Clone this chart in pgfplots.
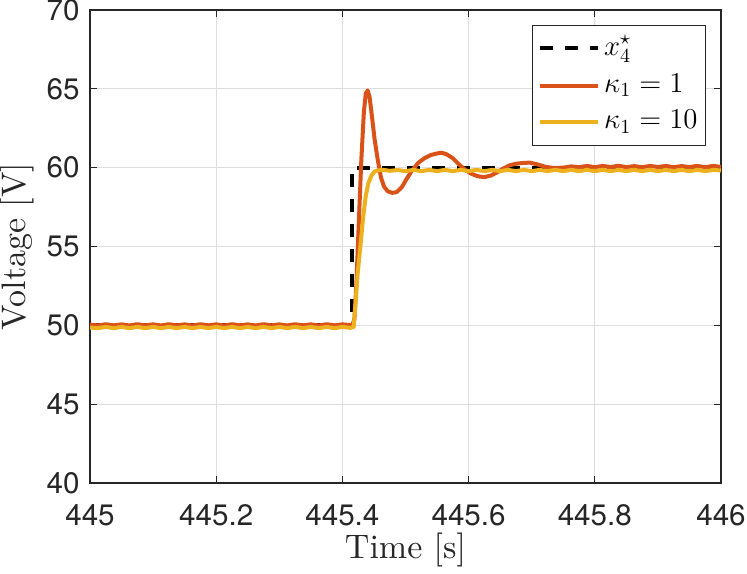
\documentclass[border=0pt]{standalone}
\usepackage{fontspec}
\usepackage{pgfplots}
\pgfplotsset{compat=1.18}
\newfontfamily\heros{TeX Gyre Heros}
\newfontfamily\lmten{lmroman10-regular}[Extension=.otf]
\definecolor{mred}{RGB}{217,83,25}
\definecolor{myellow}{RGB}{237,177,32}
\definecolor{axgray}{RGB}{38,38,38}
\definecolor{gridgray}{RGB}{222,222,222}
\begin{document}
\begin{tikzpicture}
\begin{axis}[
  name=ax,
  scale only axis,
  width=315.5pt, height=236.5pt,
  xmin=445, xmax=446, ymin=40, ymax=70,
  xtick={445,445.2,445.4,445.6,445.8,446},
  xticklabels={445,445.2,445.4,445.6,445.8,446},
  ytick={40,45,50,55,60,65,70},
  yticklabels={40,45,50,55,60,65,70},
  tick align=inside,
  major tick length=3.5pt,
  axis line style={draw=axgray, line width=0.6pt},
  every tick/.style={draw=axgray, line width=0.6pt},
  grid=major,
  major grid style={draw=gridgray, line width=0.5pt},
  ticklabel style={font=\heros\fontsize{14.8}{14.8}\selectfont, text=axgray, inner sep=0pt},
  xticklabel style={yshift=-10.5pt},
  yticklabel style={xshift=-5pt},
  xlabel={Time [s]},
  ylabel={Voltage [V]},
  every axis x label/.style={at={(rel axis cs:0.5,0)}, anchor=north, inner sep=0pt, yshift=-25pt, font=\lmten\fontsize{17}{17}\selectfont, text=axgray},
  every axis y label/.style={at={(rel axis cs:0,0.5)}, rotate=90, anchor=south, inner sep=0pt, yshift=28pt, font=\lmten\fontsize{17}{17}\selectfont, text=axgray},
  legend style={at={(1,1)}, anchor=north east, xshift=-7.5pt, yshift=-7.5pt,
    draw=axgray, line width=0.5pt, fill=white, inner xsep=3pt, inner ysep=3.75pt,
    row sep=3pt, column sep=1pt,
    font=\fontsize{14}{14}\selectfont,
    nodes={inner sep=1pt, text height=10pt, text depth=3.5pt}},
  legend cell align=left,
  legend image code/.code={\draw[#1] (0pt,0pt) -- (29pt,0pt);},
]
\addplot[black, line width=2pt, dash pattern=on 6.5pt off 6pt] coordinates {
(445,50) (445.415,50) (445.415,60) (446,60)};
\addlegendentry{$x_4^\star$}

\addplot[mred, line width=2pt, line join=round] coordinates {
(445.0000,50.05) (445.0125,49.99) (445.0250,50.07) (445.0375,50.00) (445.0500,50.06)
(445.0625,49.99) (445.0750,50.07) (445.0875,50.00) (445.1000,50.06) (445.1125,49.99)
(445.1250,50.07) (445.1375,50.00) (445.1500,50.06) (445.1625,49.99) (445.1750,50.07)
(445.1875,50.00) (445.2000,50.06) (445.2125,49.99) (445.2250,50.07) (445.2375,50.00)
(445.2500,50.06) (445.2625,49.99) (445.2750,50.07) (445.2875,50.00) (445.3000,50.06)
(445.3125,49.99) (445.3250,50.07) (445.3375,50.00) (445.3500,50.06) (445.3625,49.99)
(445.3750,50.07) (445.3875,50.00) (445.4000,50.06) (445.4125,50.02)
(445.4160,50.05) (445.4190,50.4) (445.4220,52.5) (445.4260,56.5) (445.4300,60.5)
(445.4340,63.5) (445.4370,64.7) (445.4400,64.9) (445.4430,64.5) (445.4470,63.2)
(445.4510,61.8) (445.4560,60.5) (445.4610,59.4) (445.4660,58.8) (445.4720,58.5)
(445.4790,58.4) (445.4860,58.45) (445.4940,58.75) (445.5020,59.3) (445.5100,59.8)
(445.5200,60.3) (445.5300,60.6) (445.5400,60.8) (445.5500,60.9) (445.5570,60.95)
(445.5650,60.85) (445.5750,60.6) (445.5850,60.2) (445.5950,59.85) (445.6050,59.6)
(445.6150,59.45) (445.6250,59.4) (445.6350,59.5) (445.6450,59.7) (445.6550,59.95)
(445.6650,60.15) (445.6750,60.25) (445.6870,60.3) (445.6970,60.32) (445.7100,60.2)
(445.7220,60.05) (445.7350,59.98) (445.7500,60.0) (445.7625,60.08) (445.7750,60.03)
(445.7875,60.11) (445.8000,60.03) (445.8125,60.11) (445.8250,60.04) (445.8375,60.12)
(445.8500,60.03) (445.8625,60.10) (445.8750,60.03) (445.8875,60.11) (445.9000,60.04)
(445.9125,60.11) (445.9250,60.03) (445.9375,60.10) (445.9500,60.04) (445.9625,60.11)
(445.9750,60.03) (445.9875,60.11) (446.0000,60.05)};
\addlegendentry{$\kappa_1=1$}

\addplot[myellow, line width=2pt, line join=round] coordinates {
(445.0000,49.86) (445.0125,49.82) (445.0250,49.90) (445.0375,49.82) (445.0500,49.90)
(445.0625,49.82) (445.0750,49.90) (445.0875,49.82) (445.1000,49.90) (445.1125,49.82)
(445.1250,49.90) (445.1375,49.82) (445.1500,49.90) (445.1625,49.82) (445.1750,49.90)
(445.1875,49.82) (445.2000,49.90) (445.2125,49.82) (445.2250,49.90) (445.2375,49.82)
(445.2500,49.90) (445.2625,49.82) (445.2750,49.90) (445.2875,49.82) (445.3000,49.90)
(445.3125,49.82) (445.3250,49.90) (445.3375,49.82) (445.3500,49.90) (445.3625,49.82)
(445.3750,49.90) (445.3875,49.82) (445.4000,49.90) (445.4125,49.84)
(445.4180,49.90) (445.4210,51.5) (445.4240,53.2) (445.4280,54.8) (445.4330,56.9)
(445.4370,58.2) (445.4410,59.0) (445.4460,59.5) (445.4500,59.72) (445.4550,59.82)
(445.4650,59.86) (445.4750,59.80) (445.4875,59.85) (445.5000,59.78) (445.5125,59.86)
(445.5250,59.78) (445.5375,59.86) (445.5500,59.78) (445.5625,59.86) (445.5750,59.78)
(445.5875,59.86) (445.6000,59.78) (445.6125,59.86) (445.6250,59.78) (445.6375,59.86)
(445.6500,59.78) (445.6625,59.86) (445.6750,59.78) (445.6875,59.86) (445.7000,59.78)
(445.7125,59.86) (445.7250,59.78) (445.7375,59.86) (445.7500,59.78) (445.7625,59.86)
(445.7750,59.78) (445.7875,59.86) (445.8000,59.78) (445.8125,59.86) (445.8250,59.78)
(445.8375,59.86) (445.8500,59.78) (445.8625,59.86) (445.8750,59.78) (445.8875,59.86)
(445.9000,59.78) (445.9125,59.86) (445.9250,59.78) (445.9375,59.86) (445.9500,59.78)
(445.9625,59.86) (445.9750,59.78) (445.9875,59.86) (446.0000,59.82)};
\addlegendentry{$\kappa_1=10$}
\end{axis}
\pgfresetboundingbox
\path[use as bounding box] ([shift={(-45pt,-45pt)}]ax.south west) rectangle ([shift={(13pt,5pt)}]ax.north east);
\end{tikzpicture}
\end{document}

• WHAT YOU WILL DO: Restate the data above word for word. Do not include the images.

• EXERCISE RESULT:
Clone this chart in pgfplots.
\documentclass[border=0pt]{standalone}
\usepackage{fontspec}
\usepackage{pgfplots}
\pgfplotsset{compat=1.18}
\newfontfamily\heros{TeX Gyre Heros}
\newfontfamily\lmten{lmroman10-regular}[Extension=.otf]
\definecolor{mred}{RGB}{217,83,25}
\definecolor{myellow}{RGB}{237,177,32}
\definecolor{axgray}{RGB}{38,38,38}
\definecolor{gridgray}{RGB}{222,222,222}
\begin{document}
\begin{tikzpicture}
\begin{axis}[
  name=ax,
  scale only axis,
  width=315.5pt, height=236.5pt,
  xmin=445, xmax=446, ymin=40, ymax=70,
  xtick={445,445.2,445.4,445.6,445.8,446},
  xticklabels={445,445.2,445.4,445.6,445.8,446},
  ytick={40,45,50,55,60,65,70},
  yticklabels={40,45,50,55,60,65,70},
  tick align=inside,
  major tick length=3.5pt,
  axis line style={draw=axgray, line width=0.6pt},
  every tick/.style={draw=axgray, line width=0.6pt},
  grid=major,
  major grid style={draw=gridgray, line width=0.5pt},
  ticklabel style={font=\heros\fontsize{14.8}{14.8}\selectfont, text=axgray, inner sep=0pt},
  xticklabel style={yshift=-10.5pt},
  yticklabel style={xshift=-5pt},
  xlabel={Time [s]},
  ylabel={Voltage [V]},
  every axis x label/.style={at={(rel axis cs:0.5,0)}, anchor=north, inner sep=0pt, yshift=-25pt, font=\lmten\fontsize{17}{17}\selectfont, text=axgray},
  every axis y label/.style={at={(rel axis cs:0,0.5)}, rotate=90, anchor=south, inner sep=0pt, yshift=28pt, font=\lmten\fontsize{17}{17}\selectfont, text=axgray},
  legend style={at={(1,1)}, anchor=north east, xshift=-7.5pt, yshift=-7.5pt,
    draw=axgray, line width=0.5pt, fill=white, inner xsep=3pt, inner ysep=3.75pt,
    row sep=3pt, column sep=1pt,
    font=\fontsize{14}{14}\selectfont,
    nodes={inner sep=1pt, text height=10pt, text depth=3.5pt}},
  legend cell align=left,
  legend image code/.code={\draw[#1] (0pt,0pt) -- (29pt,0pt);},
]
\addplot[black, line width=2pt, dash pattern=on 6.5pt off 6pt] coordinates {
(445,50) (445.415,50) (445.415,60) (446,60)};
\addlegendentry{$x_4^\star$}

\addplot[mred, line width=2pt, line join=round] coordinates {
(445.0000,50.05) (445.0125,49.99) (445.0250,50.07) (445.0375,50.00) (445.0500,50.06)
(445.0625,49.99) (445.0750,50.07) (445.0875,50.00) (445.1000,50.06) (445.1125,49.99)
(445.1250,50.07) (445.1375,50.00) (445.1500,50.06) (445.1625,49.99) (445.1750,50.07)
(445.1875,50.00) (445.2000,50.06) (445.2125,49.99) (445.2250,50.07) (445.2375,50.00)
(445.2500,50.06) (445.2625,49.99) (445.2750,50.07) (445.2875,50.00) (445.3000,50.06)
(445.3125,49.99) (445.3250,50.07) (445.3375,50.00) (445.3500,50.06) (445.3625,49.99)
(445.3750,50.07) (445.3875,50.00) (445.4000,50.06) (445.4125,50.02)
(445.4160,50.05) (445.4190,50.4) (445.4220,52.5) (445.4260,56.5) (445.4300,60.5)
(445.4340,63.5) (445.4370,64.7) (445.4400,64.9) (445.4430,64.5) (445.4470,63.2)
(445.4510,61.8) (445.4560,60.5) (445.4610,59.4) (445.4660,58.8) (445.4720,58.5)
(445.4790,58.4) (445.4860,58.45) (445.4940,58.75) (445.5020,59.3) (445.5100,59.8)
(445.5200,60.3) (445.5300,60.6) (445.5400,60.8) (445.5500,60.9) (445.5570,60.95)
(445.5650,60.85) (445.5750,60.6) (445.5850,60.2) (445.5950,59.85) (445.6050,59.6)
(445.6150,59.45) (445.6250,59.4) (445.6350,59.5) (445.6450,59.7) (445.6550,59.95)
(445.6650,60.15) (445.6750,60.25) (445.6870,60.3) (445.6970,60.32) (445.7100,60.2)
(445.7220,60.05) (445.7350,59.98) (445.7500,60.0) (445.7625,60.08) (445.7750,60.03)
(445.7875,60.11) (445.8000,60.03) (445.8125,60.11) (445.8250,60.04) (445.8375,60.12)
(445.8500,60.03) (445.8625,60.10) (445.8750,60.03) (445.8875,60.11) (445.9000,60.04)
(445.9125,60.11) (445.9250,60.03) (445.9375,60.10) (445.9500,60.04) (445.9625,60.11)
(445.9750,60.03) (445.9875,60.11) (446.0000,60.05)};
\addlegendentry{$\kappa_1=1$}

\addplot[myellow, line width=2pt, line join=round] coordinates {
(445.0000,49.86) (445.0125,49.82) (445.0250,49.90) (445.0375,49.82) (445.0500,49.90)
(445.0625,49.82) (445.0750,49.90) (445.0875,49.82) (445.1000,49.90) (445.1125,49.82)
(445.1250,49.90) (445.1375,49.82) (445.1500,49.90) (445.1625,49.82) (445.1750,49.90)
(445.1875,49.82) (445.2000,49.90) (445.2125,49.82) (445.2250,49.90) (445.2375,49.82)
(445.2500,49.90) (445.2625,49.82) (445.2750,49.90) (445.2875,49.82) (445.3000,49.90)
(445.3125,49.82) (445.3250,49.90) (445.3375,49.82) (445.3500,49.90) (445.3625,49.82)
(445.3750,49.90) (445.3875,49.82) (445.4000,49.90) (445.4125,49.84)
(445.4180,49.90) (445.4210,51.5) (445.4240,53.2) (445.4280,54.8) (445.4330,56.9)
(445.4370,58.2) (445.4410,59.0) (445.4460,59.5) (445.4500,59.72) (445.4550,59.82)
(445.4650,59.86) (445.4750,59.80) (445.4875,59.85) (445.5000,59.78) (445.5125,59.86)
(445.5250,59.78) (445.5375,59.86) (445.5500,59.78) (445.5625,59.86) (445.5750,59.78)
(445.5875,59.86) (445.6000,59.78) (445.6125,59.86) (445.6250,59.78) (445.6375,59.86)
(445.6500,59.78) (445.6625,59.86) (445.6750,59.78) (445.6875,59.86) (445.7000,59.78)
(445.7125,59.86) (445.7250,59.78) (445.7375,59.86) (445.7500,59.78) (445.7625,59.86)
(445.7750,59.78) (445.7875,59.86) (445.8000,59.78) (445.8125,59.86) (445.8250,59.78)
(445.8375,59.86) (445.8500,59.78) (445.8625,59.86) (445.8750,59.78) (445.8875,59.86)
(445.9000,59.78) (445.9125,59.86) (445.9250,59.78) (445.9375,59.86) (445.9500,59.78)
(445.9625,59.86) (445.9750,59.78) (445.9875,59.86) (446.0000,59.82)};
\addlegendentry{$\kappa_1=10$}
\end{axis}
\pgfresetboundingbox
\path[use as bounding box] ([shift={(-45pt,-45pt)}]ax.south west) rectangle ([shift={(13pt,5pt)}]ax.north east);
\end{tikzpicture}
\end{document}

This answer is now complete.